Todo ha cambiado para mal, ya no existe el aguamanil de color azul de metileno donde permanecían las grandísimas tinajas con agua fresca y sabor a manantial que había en el rincón, tenían tapas de madera de roble, con un palito labrado en forma de copitas para levantarlas, fue una obra fantástica de un gran amigo de la familia, don Julio Reinoso (q.e.p.d.). Esa agua refrescante y natural quedó sepultada con nuestros ascendientes, la modernidad impone el consumo del precioso liquido embotellado y tratado químicamente, la de nosotros no, fuimos nacidos y criados tomando el agua de los manantiales de ‘La guayabita’, y del molino grande que queda detrás de mi casa, cuya torre es para mí más importante que la de Paris.
Todavía se repiten en mi mente los golpes secos y el chillido quejumbroso que se escuchaban mientras era azotado por el viento durante las noches silenciosas cuando yo tenía fiebre y mi vieja pasaba sin dormir junto de mi hamaca colocándome sabanas con agua fría y dándome sobos con chirrinchi y tomas de manzanilla, éramos felices y las puertas por las noches se cerraban con un taburete.
Cuánta falta nos hacen nuestros abuelos filósofos, honrados, trabajadores y contadores de cuentos, y las abuelas francas, directas, estrictas como la mía, que mando a colocar el nombre a su casa en la pared de frente: “Nadien sabe”, porque decía que nadie sabe para quién trabaja. Las enseñanzas de esos viejos fueron la carta de navegación en nuestra formación ética y moral, a ningún monguiero se le mencionaba como delincuente, toda la muchachada se reunía pero para armar el equipo de fútbol, nunca para desearle mal al prójimo.
Hoy, con el orgullo herido, he recordado la publicación titulada “La casa de los abuelos”, que mi colega amigo, contertulio y pariente, Iván Fuentes Acosta, me compartió hace varios años.
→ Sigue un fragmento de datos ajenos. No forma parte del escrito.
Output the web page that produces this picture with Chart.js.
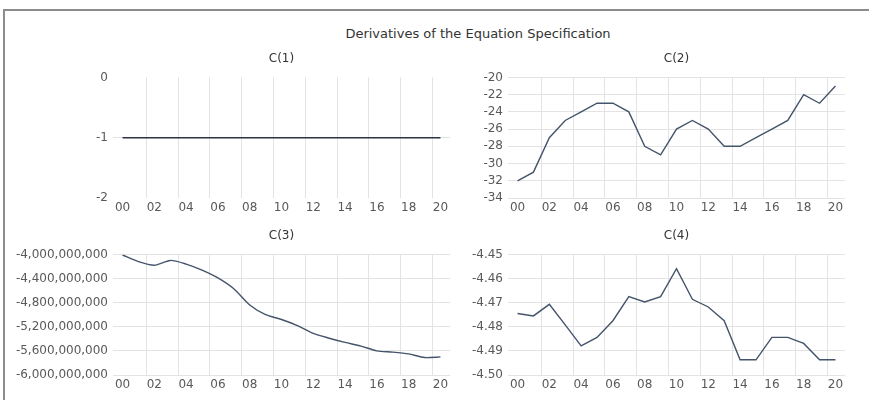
<!DOCTYPE html>
<html>
<head>
<meta charset="utf-8">
<script src="https://cdn.jsdelivr.net/npm/chart.js@4"></script>
<style>
  html, body { margin: 0; padding: 0; background: #ffffff; }
  #wrap { position: relative; width: 869px; height: 400px; overflow: hidden; background: #fff; }
  #frame { position: absolute; left: 3px; top: 9px; width: 1000px; height: 500px;
           border-left: 2px solid #8c8c8c; border-top: 2px solid #8c8c8c; }
  #mainTitle { position: absolute; left: 278px; width: 400px; top: 26px; text-align: center;
               font: 13px "DejaVu Sans", sans-serif; color: #333; white-space: nowrap; }
  canvas { position: absolute; }
</style>
</head>
<body>
<div id="wrap">
  <div id="frame"></div>
  <div id="mainTitle">Derivatives of the Equation Specification</div>
  <canvas id="c1" width="460" height="172" style="left:0px;top:44px"></canvas>
  <canvas id="c2" width="409" height="172" style="left:460px;top:44px"></canvas>
  <canvas id="c3" width="460" height="172" style="left:0px;top:221px"></canvas>
  <canvas id="c4" width="409" height="172" style="left:460px;top:221px"></canvas>
</div>
<script>
// ==========================================================
// Data
// ==========================================================

const years = ["00", "01", "02", "03", "04", "05", "06", "07", "08", "09", "10",
               "11", "12", "13", "14", "15", "16", "17", "18", "19", "20"];

const c1Values = [-1, -1, -1, -1, -1, -1, -1, -1, -1, -1, -1,
                  -1, -1, -1, -1, -1, -1, -1, -1, -1, -1];

const c2Values = [-32, -31, -27, -25, -24, -23, -23, -24, -28, -29, -26,
                  -25, -26, -28, -28, -27, -26, -25, -22, -23, -21];

const c3Values = [-4010000000, -4120000000, -4180000000, -4100000000, -4160000000,
                  -4260000000, -4390000000, -4570000000, -4840000000, -5000000000,
                  -5080000000, -5180000000, -5310000000, -5390000000, -5460000000,
                  -5520000000, -5600000000, -5620000000, -5650000000, -5710000000,
                  -5700000000];

const c4Values = [-4.4745, -4.4755, -4.4707, -4.4792, -4.4879, -4.4844, -4.4775,
                  -4.4675, -4.4697, -4.4675, -4.4559, -4.4686, -4.4718, -4.4775,
                  -4.4937, -4.4937, -4.4844, -4.4844, -4.4869, -4.4937, -4.4937];

const c1Ticks = [0, -1, -2];
const c2Ticks = [-20, -22, -24, -26, -28, -30, -32, -34];
const c3Ticks = [-4000000000, -4400000000, -4800000000, -5200000000, -5600000000, -6000000000];
const c4Ticks = [-4.45, -4.46, -4.47, -4.48, -4.49, -4.50];

// ==========================================================
// Helpers
// ==========================================================

const GRID = "#e3e3e3";
const LABEL = "#595959";
const FONT = "DejaVu Sans";

function makePanel(id, title, values, yTicks, opts) {

    const ctx = document.getElementById(id).getContext("2d");

    const sorted = [...yTicks].sort((a, b) => a - b);

    return new Chart(ctx, {

        type: "line",

        data: {
            datasets: [{
                data: values.map((v, i) => ({ x: i, y: v })),
                borderColor: opts.color,
                borderWidth: 1.4,
                pointRadius: 0,
                tension: opts.tension || 0,
                fill: false
            }]
        },

        options: {
            responsive: false,
            animation: false,
            devicePixelRatio: 1,
            layout: { padding: { left: 0, right: opts.padRight, top: 0, bottom: 0 } },
            plugins: {
                legend: { display: false },
                tooltip: { enabled: false },
                title: {
                    display: true,
                    text: title,
                    fullSize: false,
                    color: "#333333",
                    font: { family: FONT, size: 12, weight: "normal" },
                    padding: { top: 8, bottom: 11 }
                }
            },
            scales: {
                x: {
                    type: "linear",
                    min: -0.6,
                    max: 20.6,
                    afterBuildTicks(scale) {
                        // labels on even years, gridlines between the odd/even years
                        scale.ticks = years.map((y, i) => ({ value: i % 2 ? i + 0.5 : i }));
                    },
                    afterFit(scale) { scale.height = 18; },
                    ticks: {
                        autoSkip: false,
                        maxRotation: 0,
                        padding: 3,
                        color: LABEL,
                        font: { family: FONT, size: 12 },
                        callback: v => Number.isInteger(v) ? years[v] : ""
                    },
                    grid: {
                        drawTicks: false,
                        color: c => (c.tick && !Number.isInteger(c.tick.value)) ? GRID : "rgba(0,0,0,0)"
                    },
                    border: { display: false }
                },
                y: {
                    min: sorted[0],
                    max: sorted[sorted.length - 1],
                    afterBuildTicks(scale) {
                        scale.ticks = sorted.map(v => ({ value: v }));
                    },
                    afterFit(scale) { scale.width = opts.yWidth; },
                    ticks: {
                        autoSkip: false,
                        padding: 5,
                        color: LABEL,
                        font: { family: FONT, size: 12 },
                        callback: opts.format
                    },
                    grid: {
                        drawTicks: false,
                        color: opts.yGrid || GRID
                    },
                    border: { display: false }
                }
            }
        }
    });
}

// ==========================================================
// Panels
// ==========================================================

makePanel("c1", "C(1)", c1Values, c1Ticks, {
    color: "#2b3440",
    padRight: 10,
    yWidth: 113,
    format: v => String(v),
    yGrid: c => (c.tick && c.tick.value === -1) ? GRID : "rgba(0,0,0,0)"
});

makePanel("c2", "C(2)", c2Values, c2Ticks, {
    color: "#44546a",
    padRight: 24,
    yWidth: 48,
    format: v => String(v)
});

makePanel("c3", "C(3)", c3Values, c3Ticks, {
    color: "#44546a",
    padRight: 10,
    yWidth: 113,
    tension: 0.25,
    format: v => v.toLocaleString("en-US")
});

makePanel("c4", "C(4)", c4Values, c4Ticks, {
    color: "#44546a",
    padRight: 24,
    yWidth: 48,
    format: v => v.toFixed(2)
});
</script>
</body>
</html>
Comienza diciendo: “Pienso que uno de los momentos más tristes de nuestras vidas llega cuando se cierra para siempre la casa de los abuelos”. Rememora los encuentros de la familia que enaltecen su linaje, y que juntos parecen una familia real, que estar en la casa de los abuelos hace feliz a todo el mundo, pero ya no hay abuelos, los dos que alcancé a conocer ya partieron, muchos los tienen y no los quieren.
Hoy, con las cosas que dañan el buen nombre de Monguì, he logrado comprender lo que decía ‘Babo’, mi abuelo sabio: “Lo bueno es para el dueño y lo malo es para todo el mundo”.